- [THE EXERCISE]
Set down the material exactly as given, please, from its first line through the line that includes "25.78, 25.79, 25.78];".

*** DATA SHOWN

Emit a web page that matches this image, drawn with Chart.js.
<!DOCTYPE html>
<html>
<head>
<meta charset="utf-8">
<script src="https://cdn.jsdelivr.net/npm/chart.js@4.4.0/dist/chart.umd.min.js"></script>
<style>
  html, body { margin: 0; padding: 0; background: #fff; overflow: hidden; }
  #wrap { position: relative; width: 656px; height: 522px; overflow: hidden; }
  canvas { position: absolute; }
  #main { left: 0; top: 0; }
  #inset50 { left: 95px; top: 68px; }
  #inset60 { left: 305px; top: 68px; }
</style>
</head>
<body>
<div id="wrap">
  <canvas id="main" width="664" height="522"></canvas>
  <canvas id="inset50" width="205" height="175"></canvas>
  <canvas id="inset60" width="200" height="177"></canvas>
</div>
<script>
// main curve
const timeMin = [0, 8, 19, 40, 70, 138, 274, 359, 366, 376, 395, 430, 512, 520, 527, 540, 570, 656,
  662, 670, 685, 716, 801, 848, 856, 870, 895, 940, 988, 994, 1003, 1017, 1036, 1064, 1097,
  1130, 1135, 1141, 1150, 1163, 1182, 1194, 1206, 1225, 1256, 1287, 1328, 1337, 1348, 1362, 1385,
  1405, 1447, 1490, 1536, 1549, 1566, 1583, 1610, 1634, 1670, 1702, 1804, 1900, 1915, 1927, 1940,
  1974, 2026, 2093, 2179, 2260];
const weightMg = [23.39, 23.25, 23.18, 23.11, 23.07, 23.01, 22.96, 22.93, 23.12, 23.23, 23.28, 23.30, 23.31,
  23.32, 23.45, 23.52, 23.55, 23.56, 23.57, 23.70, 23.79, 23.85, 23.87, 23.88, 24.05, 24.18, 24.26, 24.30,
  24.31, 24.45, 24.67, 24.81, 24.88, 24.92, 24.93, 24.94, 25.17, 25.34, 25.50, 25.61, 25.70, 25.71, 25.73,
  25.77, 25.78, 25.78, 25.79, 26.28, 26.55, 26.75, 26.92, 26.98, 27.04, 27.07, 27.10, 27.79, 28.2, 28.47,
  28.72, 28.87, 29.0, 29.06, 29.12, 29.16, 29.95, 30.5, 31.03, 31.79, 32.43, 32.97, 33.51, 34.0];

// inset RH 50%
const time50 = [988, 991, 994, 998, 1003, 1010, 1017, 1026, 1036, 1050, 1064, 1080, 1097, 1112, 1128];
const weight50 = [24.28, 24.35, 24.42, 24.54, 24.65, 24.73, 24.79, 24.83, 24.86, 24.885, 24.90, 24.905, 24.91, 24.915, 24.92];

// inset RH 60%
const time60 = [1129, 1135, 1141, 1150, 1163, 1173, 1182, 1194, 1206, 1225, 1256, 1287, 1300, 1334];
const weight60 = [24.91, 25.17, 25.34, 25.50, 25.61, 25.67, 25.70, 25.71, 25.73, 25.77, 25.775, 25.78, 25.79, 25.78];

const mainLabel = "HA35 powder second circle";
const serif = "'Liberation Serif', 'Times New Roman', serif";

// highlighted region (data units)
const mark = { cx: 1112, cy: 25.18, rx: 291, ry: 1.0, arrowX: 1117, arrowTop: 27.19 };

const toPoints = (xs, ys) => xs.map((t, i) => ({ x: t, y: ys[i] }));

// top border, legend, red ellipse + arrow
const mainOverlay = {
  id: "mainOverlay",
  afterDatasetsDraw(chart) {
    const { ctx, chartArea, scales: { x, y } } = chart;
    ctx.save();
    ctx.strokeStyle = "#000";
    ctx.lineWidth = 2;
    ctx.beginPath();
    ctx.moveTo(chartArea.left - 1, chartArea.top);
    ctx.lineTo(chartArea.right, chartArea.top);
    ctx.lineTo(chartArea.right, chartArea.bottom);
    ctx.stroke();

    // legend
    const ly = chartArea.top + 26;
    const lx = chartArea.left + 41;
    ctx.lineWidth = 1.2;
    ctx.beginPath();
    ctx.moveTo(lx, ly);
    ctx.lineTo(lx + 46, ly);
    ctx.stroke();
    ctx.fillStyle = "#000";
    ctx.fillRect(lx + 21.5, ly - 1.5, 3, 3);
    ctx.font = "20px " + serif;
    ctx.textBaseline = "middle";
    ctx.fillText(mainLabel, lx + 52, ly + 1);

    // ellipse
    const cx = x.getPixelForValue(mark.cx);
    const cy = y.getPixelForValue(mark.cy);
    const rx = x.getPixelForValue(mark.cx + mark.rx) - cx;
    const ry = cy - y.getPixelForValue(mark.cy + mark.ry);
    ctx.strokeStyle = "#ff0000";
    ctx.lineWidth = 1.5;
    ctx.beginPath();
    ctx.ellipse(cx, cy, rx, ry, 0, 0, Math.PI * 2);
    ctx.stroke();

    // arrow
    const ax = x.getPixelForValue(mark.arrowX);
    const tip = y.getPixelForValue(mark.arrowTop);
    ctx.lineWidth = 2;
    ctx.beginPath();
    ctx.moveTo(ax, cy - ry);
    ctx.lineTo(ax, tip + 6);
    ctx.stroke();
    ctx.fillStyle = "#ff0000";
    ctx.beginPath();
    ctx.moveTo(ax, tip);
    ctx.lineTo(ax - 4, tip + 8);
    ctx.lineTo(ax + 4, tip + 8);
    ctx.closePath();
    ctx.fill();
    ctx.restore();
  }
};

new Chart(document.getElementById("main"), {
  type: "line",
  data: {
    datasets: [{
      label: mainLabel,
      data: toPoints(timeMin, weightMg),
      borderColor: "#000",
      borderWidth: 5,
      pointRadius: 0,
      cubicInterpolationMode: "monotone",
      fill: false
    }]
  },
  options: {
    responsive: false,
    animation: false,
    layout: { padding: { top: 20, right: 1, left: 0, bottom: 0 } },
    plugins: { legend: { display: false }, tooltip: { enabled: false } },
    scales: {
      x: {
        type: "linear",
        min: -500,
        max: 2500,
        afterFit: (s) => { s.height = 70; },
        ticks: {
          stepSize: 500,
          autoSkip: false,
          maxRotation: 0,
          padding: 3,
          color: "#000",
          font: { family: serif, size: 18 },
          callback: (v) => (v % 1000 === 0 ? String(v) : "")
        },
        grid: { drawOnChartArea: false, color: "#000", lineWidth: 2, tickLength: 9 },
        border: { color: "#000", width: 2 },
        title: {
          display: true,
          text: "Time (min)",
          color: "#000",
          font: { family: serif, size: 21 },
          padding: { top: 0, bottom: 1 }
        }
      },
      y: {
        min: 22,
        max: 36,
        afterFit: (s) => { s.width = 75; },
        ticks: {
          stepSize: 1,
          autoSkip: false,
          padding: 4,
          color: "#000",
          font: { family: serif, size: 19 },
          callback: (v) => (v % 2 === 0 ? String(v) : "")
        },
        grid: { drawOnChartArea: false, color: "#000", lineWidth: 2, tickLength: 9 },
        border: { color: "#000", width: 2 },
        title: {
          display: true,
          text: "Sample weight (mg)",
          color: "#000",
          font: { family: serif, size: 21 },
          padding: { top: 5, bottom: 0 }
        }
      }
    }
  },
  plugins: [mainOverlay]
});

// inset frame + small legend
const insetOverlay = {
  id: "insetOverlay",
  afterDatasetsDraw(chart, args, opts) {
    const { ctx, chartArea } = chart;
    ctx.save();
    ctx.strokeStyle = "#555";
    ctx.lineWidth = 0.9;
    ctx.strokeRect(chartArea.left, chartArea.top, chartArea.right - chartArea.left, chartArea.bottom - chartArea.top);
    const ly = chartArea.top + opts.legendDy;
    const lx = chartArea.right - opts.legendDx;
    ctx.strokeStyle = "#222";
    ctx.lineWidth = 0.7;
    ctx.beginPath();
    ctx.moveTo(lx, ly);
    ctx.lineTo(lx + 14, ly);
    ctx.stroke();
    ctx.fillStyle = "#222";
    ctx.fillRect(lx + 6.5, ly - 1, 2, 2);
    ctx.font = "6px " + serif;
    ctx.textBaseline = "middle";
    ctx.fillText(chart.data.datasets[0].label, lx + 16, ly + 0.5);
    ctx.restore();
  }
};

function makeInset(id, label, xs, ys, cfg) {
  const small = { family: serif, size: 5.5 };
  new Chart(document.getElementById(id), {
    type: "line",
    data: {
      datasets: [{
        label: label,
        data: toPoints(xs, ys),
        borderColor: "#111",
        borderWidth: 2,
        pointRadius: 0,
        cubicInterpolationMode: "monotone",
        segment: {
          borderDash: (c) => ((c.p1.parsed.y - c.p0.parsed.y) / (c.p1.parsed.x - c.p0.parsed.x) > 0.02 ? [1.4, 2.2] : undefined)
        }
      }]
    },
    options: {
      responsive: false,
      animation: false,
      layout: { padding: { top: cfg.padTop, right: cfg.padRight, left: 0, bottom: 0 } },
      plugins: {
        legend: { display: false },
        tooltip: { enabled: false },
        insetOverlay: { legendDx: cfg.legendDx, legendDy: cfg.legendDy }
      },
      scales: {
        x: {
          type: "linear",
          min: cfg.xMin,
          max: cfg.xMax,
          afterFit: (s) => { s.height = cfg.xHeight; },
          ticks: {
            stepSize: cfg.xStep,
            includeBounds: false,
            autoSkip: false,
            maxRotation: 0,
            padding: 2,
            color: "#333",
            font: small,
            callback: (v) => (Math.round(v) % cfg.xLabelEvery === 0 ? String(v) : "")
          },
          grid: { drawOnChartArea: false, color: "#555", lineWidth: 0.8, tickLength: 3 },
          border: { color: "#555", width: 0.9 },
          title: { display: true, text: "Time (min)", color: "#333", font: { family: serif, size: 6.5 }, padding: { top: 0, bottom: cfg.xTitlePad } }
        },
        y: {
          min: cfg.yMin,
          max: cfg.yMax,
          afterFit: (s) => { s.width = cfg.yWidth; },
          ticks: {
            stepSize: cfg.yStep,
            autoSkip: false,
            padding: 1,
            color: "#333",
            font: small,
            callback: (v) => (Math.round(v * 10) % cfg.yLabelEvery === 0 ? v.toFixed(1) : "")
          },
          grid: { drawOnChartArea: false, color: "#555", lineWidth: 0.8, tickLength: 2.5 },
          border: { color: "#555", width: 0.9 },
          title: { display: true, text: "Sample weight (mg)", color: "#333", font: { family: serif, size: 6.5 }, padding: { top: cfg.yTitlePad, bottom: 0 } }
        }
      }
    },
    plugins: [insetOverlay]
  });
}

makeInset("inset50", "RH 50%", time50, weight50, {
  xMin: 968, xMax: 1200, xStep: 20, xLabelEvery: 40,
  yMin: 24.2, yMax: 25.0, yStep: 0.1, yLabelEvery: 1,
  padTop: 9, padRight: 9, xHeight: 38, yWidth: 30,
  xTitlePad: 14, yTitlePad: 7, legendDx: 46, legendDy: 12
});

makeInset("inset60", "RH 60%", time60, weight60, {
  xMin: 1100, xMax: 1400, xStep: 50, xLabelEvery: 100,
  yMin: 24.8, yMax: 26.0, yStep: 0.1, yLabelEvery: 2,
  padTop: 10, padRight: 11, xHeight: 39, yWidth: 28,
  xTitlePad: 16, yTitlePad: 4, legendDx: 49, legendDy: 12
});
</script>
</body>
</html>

******

- [WRITTEN ANSWER]
Emit a web page that matches this image, drawn with Chart.js.
<!DOCTYPE html>
<html>
<head>
<meta charset="utf-8">
<script src="https://cdn.jsdelivr.net/npm/chart.js@4.4.0/dist/chart.umd.min.js"></script>
<style>
  html, body { margin: 0; padding: 0; background: #fff; overflow: hidden; }
  #wrap { position: relative; width: 656px; height: 522px; overflow: hidden; }
  canvas { position: absolute; }
  #main { left: 0; top: 0; }
  #inset50 { left: 95px; top: 68px; }
  #inset60 { left: 305px; top: 68px; }
</style>
</head>
<body>
<div id="wrap">
  <canvas id="main" width="664" height="522"></canvas>
  <canvas id="inset50" width="205" height="175"></canvas>
  <canvas id="inset60" width="200" height="177"></canvas>
</div>
<script>
// main curve
const timeMin = [0, 8, 19, 40, 70, 138, 274, 359, 366, 376, 395, 430, 512, 520, 527, 540, 570, 656,
  662, 670, 685, 716, 801, 848, 856, 870, 895, 940, 988, 994, 1003, 1017, 1036, 1064, 1097,
  1130, 1135, 1141, 1150, 1163, 1182, 1194, 1206, 1225, 1256, 1287, 1328, 1337, 1348, 1362, 1385,
  1405, 1447, 1490, 1536, 1549, 1566, 1583, 1610, 1634, 1670, 1702, 1804, 1900, 1915, 1927, 1940,
  1974, 2026, 2093, 2179, 2260];
const weightMg = [23.39, 23.25, 23.18, 23.11, 23.07, 23.01, 22.96, 22.93, 23.12, 23.23, 23.28, 23.30, 23.31,
  23.32, 23.45, 23.52, 23.55, 23.56, 23.57, 23.70, 23.79, 23.85, 23.87, 23.88, 24.05, 24.18, 24.26, 24.30,
  24.31, 24.45, 24.67, 24.81, 24.88, 24.92, 24.93, 24.94, 25.17, 25.34, 25.50, 25.61, 25.70, 25.71, 25.73,
  25.77, 25.78, 25.78, 25.79, 26.28, 26.55, 26.75, 26.92, 26.98, 27.04, 27.07, 27.10, 27.79, 28.2, 28.47,
  28.72, 28.87, 29.0, 29.06, 29.12, 29.16, 29.95, 30.5, 31.03, 31.79, 32.43, 32.97, 33.51, 34.0];

// inset RH 50%
const time50 = [988, 991, 994, 998, 1003, 1010, 1017, 1026, 1036, 1050, 1064, 1080, 1097, 1112, 1128];
const weight50 = [24.28, 24.35, 24.42, 24.54, 24.65, 24.73, 24.79, 24.83, 24.86, 24.885, 24.90, 24.905, 24.91, 24.915, 24.92];

// inset RH 60%
const time60 = [1129, 1135, 1141, 1150, 1163, 1173, 1182, 1194, 1206, 1225, 1256, 1287, 1300, 1334];
const weight60 = [24.91, 25.17, 25.34, 25.50, 25.61, 25.67, 25.70, 25.71, 25.73, 25.77, 25.775, 25.78, 25.79, 25.78];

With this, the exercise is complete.